L’un des convives, directeur des achats d’un grand groupe industriel, soutient que cette approche est la bonne pour limiter la tendance haussière et sécuriser les contrats de l’entreprise. « S’appuyer sur un point de repère est nécessaire, le tout étant d’être transparent, notamment avec la fonction Finance, ne pas lui cacher la réalité ». Mais cette période est-elle amenée un jour à s’arrêter ? Rien n’est moins sûr dans l’immédiat pour l’un des convives. « Nous ne reviendrons pas à la situation d’avant Covid. Les hausses sont à mes yeux irréversibles, d’autant plus dans situations de mono-source, sur des produits très techniques. Même en y intégrant de la market intelligence, ce n’est pas évident de renégocier avec les fournisseurs. » Si un autre acquiesce, estimant que les risques de rupture d’approvisionnement ou même géopolitiques pourraient bien aggraver la situation, un autre, encore, se montre bien moins alarmiste. « Je suis beaucoup moins catégorique, d’ailleurs les prix de l’énergie baissent et sont moins élevés que prévus », explique-t-il.

Nos équipes se sont rendu compte qu’elles n’avaient pas d’outils à disposition pour bien gérer l’inflation. Il faut les doter d’outils qui les aident à modéliser le budget.

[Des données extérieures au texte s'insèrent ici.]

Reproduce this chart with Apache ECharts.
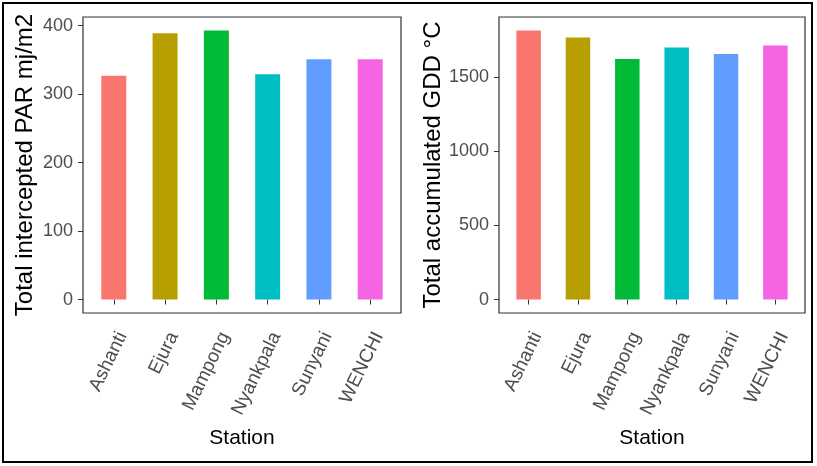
<!DOCTYPE html>
<html>
<head>
<meta charset="utf-8">
<script src="https://cdn.jsdelivr.net/npm/echarts@6/dist/echarts.min.js"></script>
<style>
html,body{margin:0;padding:0;background:#fff;}
#chart{width:817px;height:466px;}
</style>
</head>
<body>
<div id="chart"></div>
<script>
const stations = ["Ashanti", "Ejura", "Mampong", "Nyankpala", "Sunyani", "WENCHI"];
const parValues = [327, 389, 393, 329, 351, 351];
const gddValues = [1812, 1765, 1619, 1697, 1653, 1711];
const parTicks = [0, 100, 200, 300, 400];
const gddTicks = [0, 500, 1000, 1500];
const barColors = ["#F8766D", "#B79F00", "#00BA38", "#00BFC4", "#619CFF", "#F564E3"];
const xPositions = [1, 2, 3, 4, 5, 6];

const FONT = "Liberation Sans, Arial, sans-serif";
const chart = echarts.init(document.getElementById('chart'), null, {renderer: 'canvas'});

function barData(vals) {
  return vals.map((v, i) => ({value: [xPositions[i], v], itemStyle: {color: barColors[i]}}));
}
function xAxisCfg(gridIndex) {
  return {
    type: 'value', gridIndex: gridIndex, min: 0.4, max: 6.6,
    name: 'Station', nameLocation: 'middle', nameGap: 115,
    nameTextStyle: {fontFamily: FONT, fontSize: 21, color: '#000'},
    axisLine: {show: false},
    splitLine: {show: false},
    axisTick: {show: true, length: 5, lineStyle: {color: '#333', width: 1}, customValues: xPositions},
    axisLabel: {
      customValues: xPositions, rotate: 64, margin: 16,
      align: 'right', verticalAlign: 'top',
      fontFamily: FONT, fontSize: 19, color: '#4D4D4D',
      formatter: v => stations[Math.round(v) - 1] || ''
    }
  };
}
function yAxisCfg(gridIndex, name, lo, hi, ticks, gap) {
  return {
    type: 'value', gridIndex: gridIndex, min: lo, max: hi,
    name: name, nameLocation: 'middle', nameGap: gap,
    nameTextStyle: {fontFamily: FONT, fontSize: 24, color: '#000'},
    axisLine: {show: false},
    splitLine: {show: false},
    axisTick: {show: true, length: 5, lineStyle: {color: '#333', width: 1}, customValues: ticks},
    axisLabel: {customValues: ticks, margin: 10, fontFamily: FONT, fontSize: 18, color: '#4D4D4D',
      formatter: v => String(Math.round(v))}
  };
}

const parMax = 393 * 1.05, parMin = -393 * 0.05;
const gddMax = 1812 * 1.05, gddMin = -1812 * 0.05;

chart.setOption({
  animation: false,
  backgroundColor: '#fff',
  grid: [
    {left: 83, top: 17, width: 318, height: 296, show: true, borderColor: '#333', borderWidth: 1.2, backgroundColor: 'transparent'},
    {left: 499, top: 17, width: 306, height: 296, show: true, borderColor: '#333', borderWidth: 1.2, backgroundColor: 'transparent'}
  ],
  xAxis: [xAxisCfg(0), xAxisCfg(1)],
  yAxis: [
    yAxisCfg(0, 'Total intercepted PAR mj/m2', parMin, parMax, parTicks, 46),
    yAxisCfg(1, 'Total accumulated GDD °C', gddMin, gddMax, gddTicks, 50)
  ],
  series: [
    {type: 'bar', xAxisIndex: 0, yAxisIndex: 0, barWidth: 25, data: barData(parValues)},
    {type: 'bar', xAxisIndex: 1, yAxisIndex: 1, barWidth: 24.5, data: barData(gddValues)}
  ],
  graphic: [
    {type: 'rect', shape: {x: 3, y: 3, width: 809, height: 459}, style: {fill: 'none', stroke: '#000', lineWidth: 2}, z: 100}
  ]
});
</script>
</body>
</html>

Pour les acheteurs, il s’agit avant tout de renégocier, en décomposant les hausses de prix et en les rationalisant un maximum. Mais est-ce possible et sont-ils vraiment en mesure derrière, via leurs outils, de répercuter les hausses dans les budgets l’évolution des matières premières  ? « Nos équipes se sont rendu compte qu’elles n’avaient pas d’outils à disposition pour bien gérer l’inflation. Il faut les doter d’outils qui les aident à modéliser le budget. Elles ont souvent une vision partielle », regrette l’une des invitées, qui rappelle que certaines hausses des prix pratiqués par des fournisseurs sont totalement déconnectées des réalités économiques. « Le plus important est de payer au juste prix ». « La question n’est pas de réduire les coûts, ni de revenir à la situation pré-Covid, mais bien de contrôler l’inflation et de se projeter correctement  », complète un autre.

L’inflation, une réelle opportunité, vraiment ?

Mais pour bien des convives, l’inflation a tout de même représenté une réelle opportunité de se réinventer et d’affirmer la place stratégique des Achats, au même titre que certaines autres fonctions, dans l’entreprise. « Nous raisonnons enfin en coût total et c’est notable. À une époque, lorsque nous évoquions cette idée, nous étions regardés de haut par certains », expose l’une des invités. « Il faut être clair sur les orientations stratégiques à tenir, la culture d’entreprise, les trajectoires de transition et les investissements sur lesquels nous nous engageons. C’est comme cela que nous prouverons que les Achats sont en mesure de gérer davantage que des budgets, de prouver qu’ils sont en mesure de gérer les risques, d’être agiles tout en délivrant les fondamentaux qui sont les siens  », clame un autre.

Bien des directions achats, représentées au cours du dîner, ont vu en cette période l’occasion de revoir leur process, leur sourcing en recourant au multisourcing, ou encore d’accélérer sur l’intégration d’innovation via une veille permanente. Et ça été l’occasion aussi de rappeler des fondamentaux que certains, au sein de l’entreprise, oublient peut-être un peu. « Un budget achats n’est pas indépendant du budget de l’entreprise. Et d’ailleurs, l’exercice budgétaire est une opportunité unique pour les Achats. Je n’ai, pour ma part, jamais autant pris la parole à ce moment-là en Comex », s’amuse l’un des convives. Une autre lui emboîte le pas. « Ce fut le moment de rappeler que le budget n’est pas un droit à dépenser, le but reste de faire des économies ».